___ Supplied data ___
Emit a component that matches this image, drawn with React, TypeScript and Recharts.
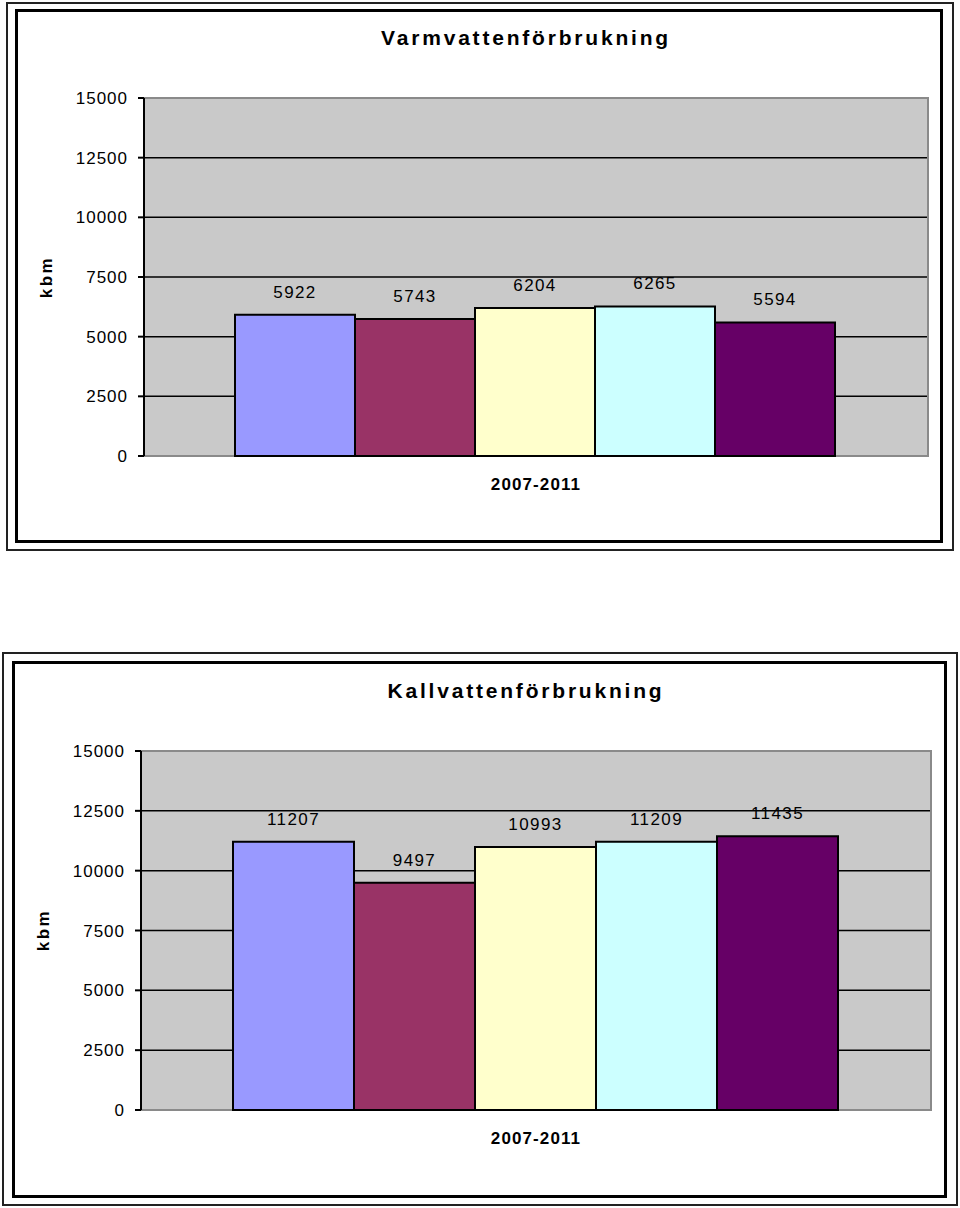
import React from "react";
import {
  BarChart,
  Bar,
  XAxis,
  YAxis,
  CartesianGrid,
  ReferenceArea,
  LabelList,
} from "recharts";

const category = "2007-2011";
const seriesKeys = ["y2007", "y2008", "y2009", "y2010", "y2011"];
const seriesColors = ["#9999ff", "#993366", "#ffffcc", "#ccffff", "#660066"];
const warmValues = [5922, 5743, 6204, 6265, 5594];
const coldValues = [11207, 9497, 10993, 11209, 11435];
const yTicks = [0, 2500, 5000, 7500, 10000, 12500, 15000];
const gridValues = [2500, 5000, 7500, 10000, 12500];

const FONT = "'Liberation Sans', Arial, sans-serif";

const toRow = (values: number[]) => {
  const row: Record<string, any> = { name: category };
  seriesKeys.forEach((k, i) => (row[k] = values[i]));
  return [row];
};

interface PanelProps {
  title: string;
  values: number[];
  top: number;
  margin: { top: number; right: number; bottom: number; left: number };
  gap: number;
  titleY: number;
  kbm: { x: number; y: number };
  outer: { left: number; top: number; width: number; height: number };
  inner: { left: number; top: number; width: number; height: number };
}

const Panel: React.FC<PanelProps> = ({ title, values, top, margin, gap, titleY, kbm, outer, inner }) => {
  const data = toRow(values);
  return (
    <>
      <div style={{ position: "absolute", boxSizing: "border-box", border: "2px solid #222", ...outer }} />
      <div style={{ position: "absolute", boxSizing: "border-box", border: "3px solid #000", ...inner }} />
      <div
        style={{
          position: "absolute",
          left: 226,
          width: 600,
          top: titleY - 13,
          lineHeight: "26px",
          textAlign: "center",
          fontFamily: FONT,
          fontWeight: "bold",
          fontSize: 21,
          letterSpacing: 2.8,
        }}
      >
        {title}
      </div>
      <div
        style={{
          position: "absolute",
          left: kbm.x - 30,
          top: kbm.y - 10,
          width: 60,
          lineHeight: "20px",
          textAlign: "center",
          transform: "rotate(-90deg)",
          fontFamily: FONT,
          fontWeight: "bold",
          fontSize: 17,
          letterSpacing: 2.5,
        }}
      >
        kbm
      </div>
      <div style={{ position: "absolute", left: 0, top }}>
        <BarChart width={960} height={560} data={data} margin={margin} barGap={0} barCategoryGap={gap}>
          <CartesianGrid
            vertical={false}
            horizontalValues={gridValues}
            fill="#c9c9c9"
            fillOpacity={1}
            stroke="#000"
            strokeWidth={1.5}
          />
          <ReferenceArea y1={0} y2={15000} fill="none" stroke="#8a8a8a" strokeWidth={2} />
          <XAxis
            dataKey="name"
            height={40}
            axisLine={false}
            tickLine={false}
            tickSize={6}
            tickMargin={16}
            tick={{ fill: "#000", fontFamily: FONT, fontWeight: "bold", fontSize: 17, letterSpacing: 1.1 }}
          />
          <YAxis
            width={70}
            domain={[0, 15000]}
            ticks={yTicks}
            interval={0}
            axisLine={{ stroke: "#000", strokeWidth: 2 }}
            tickLine={{ stroke: "#000", strokeWidth: 2 }}
            tickSize={6}
            tickMargin={10}
            tick={{ fill: "#000", fontFamily: FONT, fontSize: 17, letterSpacing: 1 }}
          />
          {seriesKeys.map((k, i) => (
            <Bar key={k} dataKey={k} fill={seriesColors[i]} stroke="#000" strokeWidth={2} isAnimationActive={false}>
              <LabelList
                dataKey={k}
                position="top"
                offset={17}
                style={{ fill: "#000", fontFamily: FONT, fontSize: 17, letterSpacing: 1.4 }}
              />
            </Bar>
          ))}
        </BarChart>
      </div>
    </>
  );
};

export default function App() {
  return (
    <div style={{ position: "absolute", left: 0, top: 0, width: 960, height: 1208, background: "#fff" }}>
      <Panel
        title="Varmvattenförbrukning"
        values={warmValues}
        top={0}
        margin={{ top: 98, right: 32, bottom: 64, left: 74 }}
        gap={91}
        titleY={38}
        kbm={{ x: 47, y: 277 }}
        outer={{ left: 6, top: 2, width: 948, height: 549 }}
        inner={{ left: 15, top: 9, width: 928, height: 534 }}
      />
      <Panel
        title="Kallvattenförbrukning"
        values={coldValues}
        top={600}
        margin={{ top: 151, right: 29, bottom: 10, left: 71 }}
        gap={92}
        titleY={691}
        kbm={{ x: 44, y: 930 }}
        outer={{ left: 2, top: 652, width: 956, height: 554 }}
        inner={{ left: 12, top: 661, width: 935, height: 537 }}
      />
    </div>
  );
}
___
Copy nothing but the lines from the first one in the listing through the line with "const gridValues = [2500, 5000, 7500, 10000, 12500];", and omit the pictures.

Emit a component that matches this image, drawn with React, TypeScript and Recharts.
import React from "react";
import {
  BarChart,
  Bar,
  XAxis,
  YAxis,
  CartesianGrid,
  ReferenceArea,
  LabelList,
} from "recharts";

const category = "2007-2011";
const seriesKeys = ["y2007", "y2008", "y2009", "y2010", "y2011"];
const seriesColors = ["#9999ff", "#993366", "#ffffcc", "#ccffff", "#660066"];
const warmValues = [5922, 5743, 6204, 6265, 5594];
const coldValues = [11207, 9497, 10993, 11209, 11435];
const yTicks = [0, 2500, 5000, 7500, 10000, 12500, 15000];
const gridValues = [2500, 5000, 7500, 10000, 12500];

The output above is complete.